>> start INFORMATION GIVEN

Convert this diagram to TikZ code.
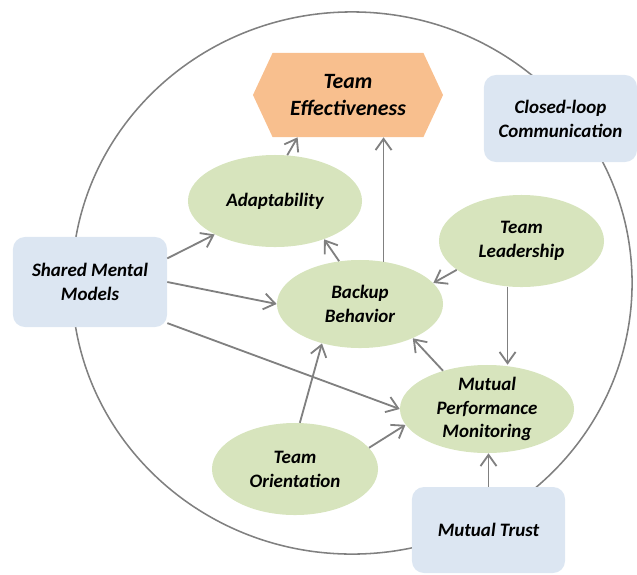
\documentclass[tikz,border=0pt]{standalone}
\usepackage{fontspec}
\setmainfont{Carlito}
\usepackage{xcolor}
\usepackage{tikz}
\usetikzlibrary{positioning,shapes.geometric,shapes.symbols,arrows.meta}

\definecolor{skillgreen}{HTML}{D7E4BD}
\definecolor{factorblue}{HTML}{DCE6F2}
\definecolor{outcome}{HTML}{F8BF8E}
\definecolor{linkgray}{HTML}{808080}

\begin{document}
\begin{tikzpicture}[x=0.025cm,y=-0.025cm,
		skill/.style={ellipse,fill=skillgreen,inner xsep=0pt,inner ysep=-6pt,align=center,font=\fontsize{13.5}{17}\selectfont\bfseries\itshape},
		factor/.style={rectangle,rounded corners=0.3cm,fill=factorblue,align=center,font=\fontsize{13.5}{17}\selectfont\bfseries\itshape},
		link/.style={-{Straight Barb[length=2.8mm,width=4mm]},draw=linkgray,line width=1.3pt}]
		\useasboundingbox (0,0) rectangle (637,574);
		\draw[draw=linkgray,line width=1.1pt] (352,283) ellipse [x radius=7cm,y radius=6.775cm];
		
		\node[signal,signal to=west and east,signal pointer angle=130,fill=outcome,minimum width=4.75cm,minimum height=2.1cm,align=center,font=\fontsize{15.5}{19}\selectfont\bfseries\itshape] (teff) at (348,95) {Team\\Effectiveness};
		\node[factor,minimum width=3.825cm,minimum height=2.175cm] (cloop) at (560.5,118.5) {Closed-loop\\Communication};
		\node[factor,minimum width=3.85cm,minimum height=2.25cm] (smm) at (90,282) {Shared Mental\\Models};
		\node[factor,minimum width=3.825cm,minimum height=2.15cm] (trust) at (488.5,530) {Mutual Trust};
		\node[skill,minimum width=4.35cm,minimum height=2.3cm] (adapt) at (275,201) {Adaptability};
		\node[skill,minimum width=4.15cm,minimum height=2.2cm] (backup) at (360,304) {Backup\\Behavior};
		\node[skill,minimum width=4.125cm,minimum height=2.3cm] (lead) at (521.5,241) {Team\\Leadership};
		\node[skill,minimum width=4.35cm,minimum height=2.2cm] (mpm) at (487,409) {Mutual\\Performance\\Monitoring};
		\node[skill,minimum width=4.15cm,minimum height=2.3cm] (orient) at (295,469) {Team\\Orientation};
		
		\draw[link] (adapt.75)--(teff.220);
		\draw[link] (backup.61)--(backup.61 |- teff.south);
		\draw[link] (smm.17)--(adapt.209);
		\draw[link] (smm.east)--(backup.west);
		\draw[link] (smm.-28)--(mpm.west);
		\draw[link] (backup.116)--(adapt.-38);
		\draw[link] (lead.204)--(backup.16);
		\draw[link] (lead.253)--(lead.253 |- mpm.north);
		\draw[link] (mpm.139)--(backup.-33);
		\draw[link] (orient.84)--(backup.226);
		\draw[link] (orient.16)--(mpm.191);
		\draw[link] (trust.north)--(trust.north |- mpm.south);
	\end{tikzpicture}
\end{document}
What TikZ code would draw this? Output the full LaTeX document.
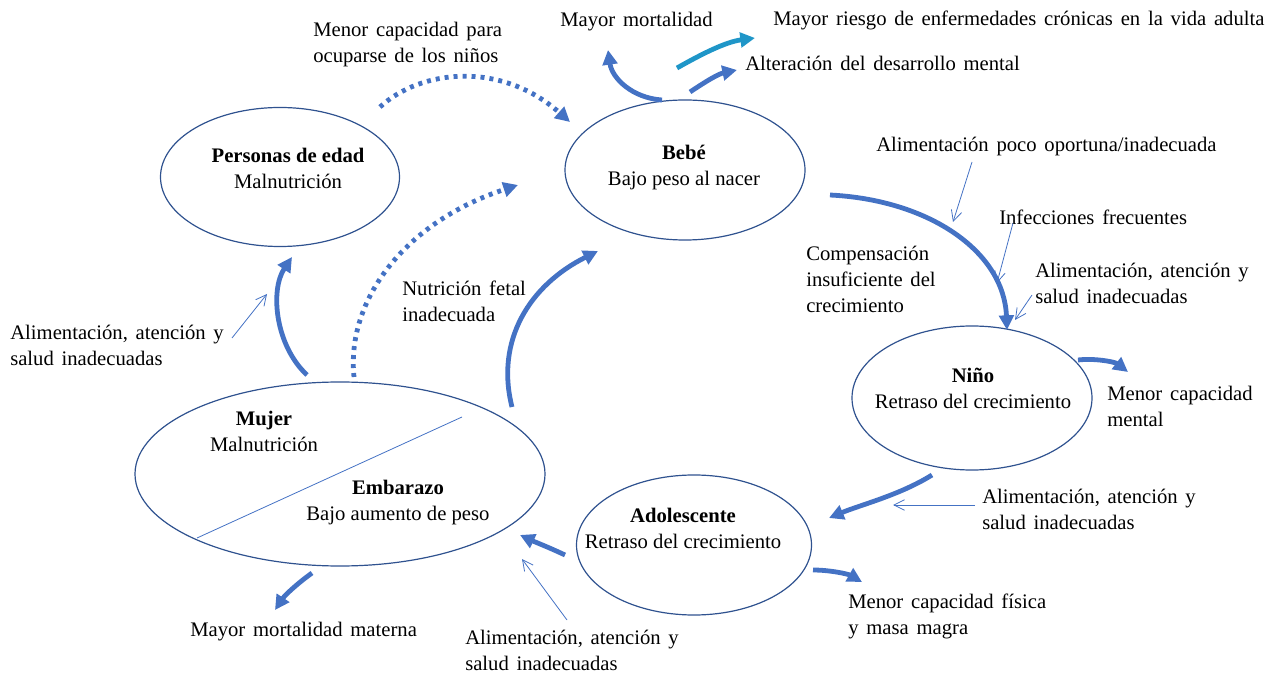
\documentclass[tikz,border=0pt]{standalone}
\usepackage{fontspec}
\setmainfont{Liberation Serif}[WordSpace=1.5]
\newfontfamily\fuenteElipse{Liberation Serif}
\usetikzlibrary{arrows.meta,shapes.geometric}
\definecolor{azulFlecha}{RGB}{68,114,196}
\definecolor{azulBorde}{RGB}{47,82,143}
\definecolor{turquesa}{RGB}{31,150,200}

\begin{document}
\begin{tikzpicture}[x=0.75pt,y=-0.75pt,
    elipse/.style={draw=azulBorde, line width=0.9pt, ellipse, inner sep=0pt},
    titulo/.style={font=\fuenteElipse\fontsize{15.5}{19.5}\selectfont, align=center, inner sep=0pt},
    texto/.style={font=\fontsize{15.5}{19.5}\selectfont, align=left, anchor=west, inner sep=0pt},
    gruesa/.style={draw=azulFlecha, line width=3.6pt, -{Triangle[length=11pt,width=11pt]}},
    punteada/.style={gruesa, dash pattern=on 3pt off 3.75pt},
    fina/.style={draw=azulFlecha, line width=0.6pt, -{Straight Barb[length=8pt,width=8pt]}}
]
    \useasboundingbox (0,0) rectangle (1271,673);

    %etapas del ciclo
    \node[elipse, minimum width=179.25pt, minimum height=104.25pt] (edad) at (280,177) {};
    \node[elipse, minimum width=180pt, minimum height=105pt] (bebe) at (685,170) {};
    \node[elipse, minimum width=180pt, minimum height=108pt] (nino) at (972,398) {};
    \node[elipse, minimum width=176.25pt, minimum height=105pt] (adol) at (694,545) {};
    \node[elipse, minimum width=307.5pt, minimum height=138pt] (mujer) at (340,474) {};
    \coordinate (div1) at (197,538);
    \coordinate (div2) at (462,417);
    \draw[azulFlecha, line width=0.6pt] (div1) -- (div2);

    \node[titulo] (t-edad) at (288,168) {\textbf{Personas de edad}\\Malnutrición};
    \node[titulo] (t-bebe) at (684,168) {\textbf{Bebé}\\Bajo peso al nacer};
    \node[titulo] (t-nino) at (973,388) {\textbf{Niño}\\Retraso del crecimiento};
    \node[titulo] (t-adol) at (683,528) {\textbf{Adolescente}\\Retraso del crecimiento};
    \node[titulo] (t-mujer) at (264,431) {\textbf{Mujer}\\Malnutrición};
    \node[titulo] (t-emb) at (398,503) {\textbf{Embarazo}\\Bajo aumento de peso};

    %textos
    \node[texto] (ocuparse) at (313,45) {Menor capacidad para\\ocuparse de los niños};
    \node[texto] (mortalidad) at (560,22) {Mayor mortalidad};
    \node[texto] (riesgo) at (773,20) {Mayor riesgo de enfermedades crónicas en la vida adulta};
    \node[texto] (mental) at (745,63) {Alteración del desarrollo mental};
    \node[texto] (poco) at (876,147) {Alimentación poco oportuna/inadecuada};
    \node[texto] (infec) at (999,217) {Infecciones frecuentes};
    \node[texto] (alim1) at (1035,283.5) {Alimentación, atención y\\salud inadecuadas};
    \node[texto] (compens) at (806,279) {Compensación\\insuficiente del\\crecimiento};
    \node[texto] (fetal) at (402,301) {Nutrición fetal\\inadecuada};
    \node[texto] (alim2) at (10,345) {Alimentación, atención y\\salud inadecuadas};
    \node[texto] (capmental) at (1107,406) {Menor capacidad\\mental};
    \node[texto] (alim3) at (982,509) {Alimentación, atención y\\salud inadecuadas};
    \node[texto] (fisica) at (848,616) {Menor capacidad física\\y masa magra};
    \node[texto] (materna) at (190,632) {Mayor mortalidad materna};
    \node[texto] (alim4) at (465,650) {Alimentación, atención y\\salud inadecuadas};

    %puntos de las flechas
    \coordinate (b-mort) at (662,100);   \coordinate (mort) at (608,50);
    \coordinate (b-ries) at (677,68);    \coordinate (ries) at (755,38);
    \coordinate (b-ment) at (690,92);    \coordinate (ment) at (737,70);
    \coordinate (e-bebe) at (380,107);   \coordinate (bebe-a) at (570,122);
    \coordinate (m-bebe) at (354,377);   \coordinate (bebe-b) at (518,185);
    \coordinate (m-edad) at (307,375);   \coordinate (edad-a) at (292,257);
    \coordinate (m-bebe2) at (512,407);  \coordinate (bebe-c) at (598,251);
    \coordinate (b-nino) at (830,195);   \coordinate (nino-a) at (1007,330);
    \coordinate (n-cap) at (1078,360);   \coordinate (cap) at (1128,372);
    \coordinate (n-adol) at (932,475);   \coordinate (adol-a) at (829,518);
    \coordinate (a-fis) at (813,570);    \coordinate (fis) at (862,582);
    \coordinate (a-mujer) at (565,555);  \coordinate (mujer-a) at (520,535);
    \coordinate (m-mat) at (312,573);    \coordinate (mat) at (275,610);

    %flechas gruesas
    \draw[gruesa] (b-mort) .. controls (632,98) and (612,78) .. (mort);
    \draw[gruesa, draw=turquesa] (b-ries) .. controls (700,55) and (725,42) .. (ries);
    \draw[gruesa] (b-ment) .. controls (705,82) and (718,74) .. (ment);
    \draw[punteada] (e-bebe) .. controls (420,70) and (500,60) .. (bebe-a);
    \draw[punteada] (m-bebe) .. controls (346,300) and (405,222) .. (bebe-b);
    \draw[gruesa] (m-edad) .. controls (275,345) and (270,290) .. (edad-a);
    \draw[gruesa] (m-bebe2) .. controls (495,340) and (530,285) .. (bebe-c);
    \draw[gruesa] (b-nino) .. controls (930,200) and (1004,252) .. (nino-a);
    \draw[gruesa] (n-cap) .. controls (1095,358) and (1115,362) .. (cap);
    \draw[gruesa] (n-adol) .. controls (900,495) and (860,505) .. (adol-a);
    \draw[gruesa] (a-fis) .. controls (830,570) and (848,574) .. (fis);
    \draw[gruesa] (a-mujer) .. controls (548,547) and (535,542) .. (mujer-a);
    \draw[gruesa] (m-mat) .. controls (298,583) and (285,595) .. (mat);

    %flechas finas
    \foreach \xa/\ya/\xb/\yb [count=\i] in {
        972/162/953/222, 1013/223/997/283, 1032/295/1015/320,
        232/338/267/294, 975/505/893/505, 567/620/522/559
    } {
        \coordinate (f\i-a) at (\xa,\ya);
        \coordinate (f\i-b) at (\xb,\yb);
        \draw[fina] (f\i-a) -- (f\i-b);
    }
\end{tikzpicture}
\end{document}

>> end INFORMATION GIVEN

EXERCISE DIRECTIONS: Tally up the lines of the listing containing the word "code". Give only the total.

SOLUTION TO THIS EXERCISE: 2